» **Records for this exercise**:
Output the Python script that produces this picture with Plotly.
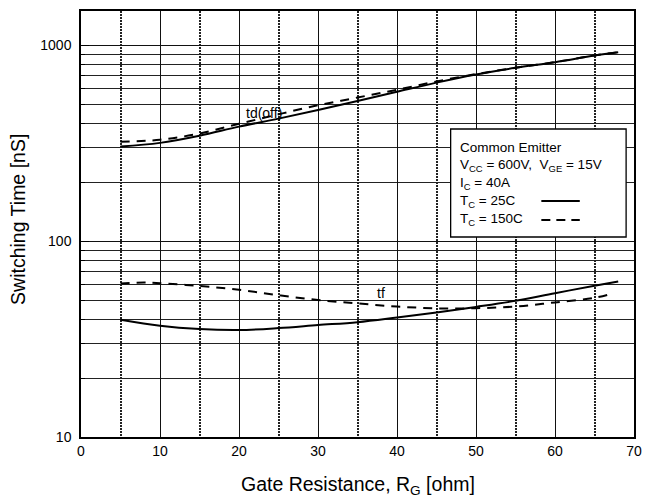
import numpy as np
import plotly.graph_objects as go

# ---- data ----
rg = [5, 10, 15, 20, 25, 30, 35, 40, 45, 50, 55, 60, 65, 68]
tdoff_25c = [305, 318, 346, 385, 423, 468, 520, 580, 646, 711, 769, 822, 889, 924]
tdoff_150c = [322, 330, 355, 398, 445, 495, 542, 594, 655, 714, 769, 822, 889, 924]

rg_tf25 = [5, 10, 15, 20, 25, 30, 35, 40, 45, 50, 55, 60, 65, 68]
tf_25c = [39.7, 37.0, 35.6, 35.2, 36.0, 37.3, 38.6, 40.8, 43.3, 46.2, 49.6, 54.3, 59.2, 62.3]
rg_tf150 = [5, 8, 10, 15, 20, 25, 30, 35, 40, 45, 50, 55, 60, 65, 67]
tf_150c = [60.8, 61.5, 61.0, 59.1, 56.5, 53.0, 50.1, 48.1, 46.4, 45.4, 45.5, 46.4, 48.7, 51.4, 53.7]

x_ticks = [0, 10, 20, 30, 40, 50, 60, 70]
x_minor = [5, 15, 25, 35, 45, 55, 65]
y_ticks = [10, 100, 1000]
y_ticktext = ["10", "100", "1000"]
y_minor = [20, 30, 40, 50, 60, 70, 80, 90, 200, 300, 400, 500, 600, 700, 800, 900]

legend_lines = [
    "Common Emitter",
    "V<sub>CC</sub> = 600V,\u00a0 V<sub>GE</sub> = 15V",
    "I<sub>C</sub> = 40A",
    "T<sub>C</sub> = 25C",
    "T<sub>C</sub> = 150C",
]
curve_labels = [("td(off)", 23.2, 453), ("tf", 38.0, 54.6)]

FONT = "Arial, Liberation Sans, sans-serif"
SOLID = dict(color="black", width=2, shape="spline")
DASH = dict(color="black", width=2, shape="spline", dash="9px,7px")

fig = go.Figure()
fig.add_trace(go.Scatter(x=rg, y=tdoff_25c, mode="lines", line=SOLID, showlegend=False))
fig.add_trace(go.Scatter(x=rg, y=tdoff_150c, mode="lines", line=DASH, showlegend=False))
fig.add_trace(go.Scatter(x=rg_tf25, y=tf_25c, mode="lines", line=SOLID, showlegend=False))
fig.add_trace(go.Scatter(x=rg_tf150, y=tf_150c, mode="lines", line=DASH, showlegend=False))

# plot area in pixels: x 81..642, y 11..437
L, R, T, B = 81, 9, 11, 63
W, H = 651, 500
pw, ph = W - L - R, H - T - B

def px(xpix):
    return (xpix - L) / pw

def py(ypix):
    return (H - B - ypix) / ph

fig.update_layout(
    width=W, height=H,
    margin=dict(l=L, r=R, t=T, b=B, pad=0),
    paper_bgcolor="white", plot_bgcolor="white",
    font=dict(family=FONT, color="black", size=14),
    showlegend=False,
)
fig.update_xaxes(
    range=[0, 70], tickmode="array", tickvals=x_ticks,
    showgrid=True, gridcolor="#111", gridwidth=1,
    minor=dict(tickmode="array", tickvals=x_minor, showgrid=True,
               gridcolor="#222", gridwidth=2, griddash="2px,1px"),
    showline=True, mirror=True, linecolor="black", linewidth=1.5,
    ticks="", zeroline=False, tickfont=dict(size=14),
)
fig.update_yaxes(
    type="log", range=[1, np.log10(1500)],
    tickmode="array", tickvals=y_ticks, ticktext=y_ticktext,
    showgrid=True, gridcolor="#111", gridwidth=1,
    ticks="inside", ticklen=8, tickcolor="black", tickwidth=1.2,
    ticklabelstandoff=5,
    minor=dict(tickmode="array", tickvals=y_minor, showgrid=True,
               gridcolor="#222", gridwidth=1, ticks="inside", ticklen=4,
               tickcolor="black"),
    showline=True, mirror=True, linecolor="black", linewidth=1.5,
    zeroline=False, tickfont=dict(size=14),
)

annotations = []
# axis titles
annotations.append(dict(text="Gate Resistance, R<sub>G</sub> [ohm]", xref="paper", yref="paper",
                        x=0.5, y=py(485), xanchor="center", yanchor="middle",
                        showarrow=False, font=dict(size=19.5)))
annotations.append(dict(text="Switching Time [nS]", xref="paper", yref="paper",
                        x=px(17), y=py(219), xanchor="center", yanchor="middle",
                        textangle=-90, showarrow=False, font=dict(size=19.5)))
# curve labels
for txt, xv, yv in curve_labels:
    annotations.append(dict(text=txt, x=xv, y=np.log10(yv), xref="x", yref="y",
                            showarrow=False, font=dict(size=14)))
# legend text
legend_y = [147.5, 165, 183, 201, 219]
for txt, yy in zip(legend_lines, legend_y):
    annotations.append(dict(text=txt, xref="paper", yref="paper", x=px(463), y=py(yy),
                            xanchor="left", yanchor="middle", showarrow=False,
                            font=dict(size=13.5)))
fig.update_layout(annotations=annotations)

# legend box and line samples
shapes = [
    dict(type="rect", xref="paper", yref="paper", x0=px(456), x1=px(634), y0=py(237), y1=py(129),
         line=dict(color="black", width=1.3), fillcolor="white", layer="above"),
    dict(type="line", xref="paper", yref="paper", x0=px(548), x1=px(587), y0=py(201), y1=py(201),
         line=dict(color="black", width=2)),
    dict(type="line", xref="paper", yref="paper", x0=px(548), x1=px(587), y0=py(220), y1=py(220),
         line=dict(color="black", width=2, dash="9px,6px")),
]
fig.update_layout(shapes=shapes)

fig.write_html("out.html", config={"displayModeBar": False},
               post_script="document.body.style.margin='0';document.body.style.padding='0';")
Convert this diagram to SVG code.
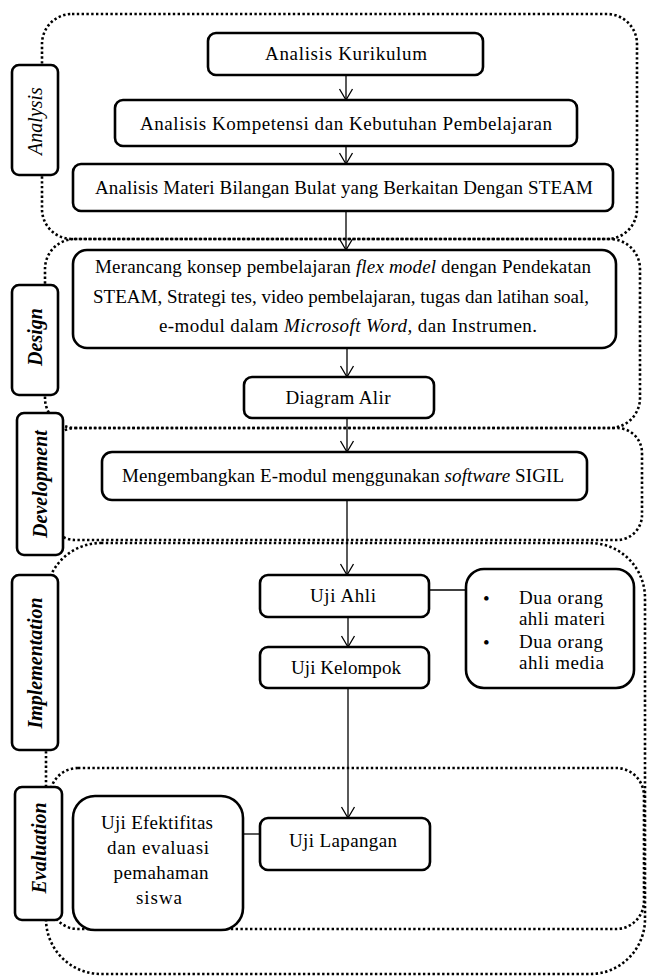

» **Do this**: Give every line back word for word and leave the pictures out.

» **Complete output**:
Output the Python script that produces this picture with Plotly.
import numpy as np
import plotly.graph_objects as go

# ---- data ----
rg = [5, 10, 15, 20, 25, 30, 35, 40, 45, 50, 55, 60, 65, 68]
tdoff_25c = [305, 318, 346, 385, 423, 468, 520, 580, 646, 711, 769, 822, 889, 924]
tdoff_150c = [322, 330, 355, 398, 445, 495, 542, 594, 655, 714, 769, 822, 889, 924]

rg_tf25 = [5, 10, 15, 20, 25, 30, 35, 40, 45, 50, 55, 60, 65, 68]
tf_25c = [39.7, 37.0, 35.6, 35.2, 36.0, 37.3, 38.6, 40.8, 43.3, 46.2, 49.6, 54.3, 59.2, 62.3]
rg_tf150 = [5, 8, 10, 15, 20, 25, 30, 35, 40, 45, 50, 55, 60, 65, 67]
tf_150c = [60.8, 61.5, 61.0, 59.1, 56.5, 53.0, 50.1, 48.1, 46.4, 45.4, 45.5, 46.4, 48.7, 51.4, 53.7]

x_ticks = [0, 10, 20, 30, 40, 50, 60, 70]
x_minor = [5, 15, 25, 35, 45, 55, 65]
y_ticks = [10, 100, 1000]
y_ticktext = ["10", "100", "1000"]
y_minor = [20, 30, 40, 50, 60, 70, 80, 90, 200, 300, 400, 500, 600, 700, 800, 900]

legend_lines = [
    "Common Emitter",
    "V<sub>CC</sub> = 600V,\u00a0 V<sub>GE</sub> = 15V",
    "I<sub>C</sub> = 40A",
    "T<sub>C</sub> = 25C",
    "T<sub>C</sub> = 150C",
]
curve_labels = [("td(off)", 23.2, 453), ("tf", 38.0, 54.6)]

FONT = "Arial, Liberation Sans, sans-serif"
SOLID = dict(color="black", width=2, shape="spline")
DASH = dict(color="black", width=2, shape="spline", dash="9px,7px")

fig = go.Figure()
fig.add_trace(go.Scatter(x=rg, y=tdoff_25c, mode="lines", line=SOLID, showlegend=False))
fig.add_trace(go.Scatter(x=rg, y=tdoff_150c, mode="lines", line=DASH, showlegend=False))
fig.add_trace(go.Scatter(x=rg_tf25, y=tf_25c, mode="lines", line=SOLID, showlegend=False))
fig.add_trace(go.Scatter(x=rg_tf150, y=tf_150c, mode="lines", line=DASH, showlegend=False))

# plot area in pixels: x 81..642, y 11..437
L, R, T, B = 81, 9, 11, 63
W, H = 651, 500
pw, ph = W - L - R, H - T - B

def px(xpix):
    return (xpix - L) / pw

def py(ypix):
    return (H - B - ypix) / ph

fig.update_layout(
    width=W, height=H,
    margin=dict(l=L, r=R, t=T, b=B, pad=0),
    paper_bgcolor="white", plot_bgcolor="white",
    font=dict(family=FONT, color="black", size=14),
    showlegend=False,
)
fig.update_xaxes(
    range=[0, 70], tickmode="array", tickvals=x_ticks,
    showgrid=True, gridcolor="#111", gridwidth=1,
    minor=dict(tickmode="array", tickvals=x_minor, showgrid=True,
               gridcolor="#222", gridwidth=2, griddash="2px,1px"),
    showline=True, mirror=True, linecolor="black", linewidth=1.5,
    ticks="", zeroline=False, tickfont=dict(size=14),
)
fig.update_yaxes(
    type="log", range=[1, np.log10(1500)],
    tickmode="array", tickvals=y_ticks, ticktext=y_ticktext,
    showgrid=True, gridcolor="#111", gridwidth=1,
    ticks="inside", ticklen=8, tickcolor="black", tickwidth=1.2,
    ticklabelstandoff=5,
    minor=dict(tickmode="array", tickvals=y_minor, showgrid=True,
               gridcolor="#222", gridwidth=1, ticks="inside", ticklen=4,
               tickcolor="black"),
    showline=True, mirror=True, linecolor="black", linewidth=1.5,
    zeroline=False, tickfont=dict(size=14),
)

annotations = []
# axis titles
annotations.append(dict(text="Gate Resistance, R<sub>G</sub> [ohm]", xref="paper", yref="paper",
                        x=0.5, y=py(485), xanchor="center", yanchor="middle",
                        showarrow=False, font=dict(size=19.5)))
annotations.append(dict(text="Switching Time [nS]", xref="paper", yref="paper",
                        x=px(17), y=py(219), xanchor="center", yanchor="middle",
                        textangle=-90, showarrow=False, font=dict(size=19.5)))
# curve labels
for txt, xv, yv in curve_labels:
    annotations.append(dict(text=txt, x=xv, y=np.log10(yv), xref="x", yref="y",
                            showarrow=False, font=dict(size=14)))
# legend text
legend_y = [147.5, 165, 183, 201, 219]
for txt, yy in zip(legend_lines, legend_y):
    annotations.append(dict(text=txt, xref="paper", yref="paper", x=px(463), y=py(yy),
                            xanchor="left", yanchor="middle", showarrow=False,
                            font=dict(size=13.5)))
fig.update_layout(annotations=annotations)

# legend box and line samples
shapes = [
    dict(type="rect", xref="paper", yref="paper", x0=px(456), x1=px(634), y0=py(237), y1=py(129),
         line=dict(color="black", width=1.3), fillcolor="white", layer="above"),
    dict(type="line", xref="paper", yref="paper", x0=px(548), x1=px(587), y0=py(201), y1=py(201),
         line=dict(color="black", width=2)),
    dict(type="line", xref="paper", yref="paper", x0=px(548), x1=px(587), y0=py(220), y1=py(220),
         line=dict(color="black", width=2, dash="9px,6px")),
]
fig.update_layout(shapes=shapes)

fig.write_html("out.html", config={"displayModeBar": False},
               post_script="document.body.style.margin='0';document.body.style.padding='0';")
Convert this diagram to SVG code.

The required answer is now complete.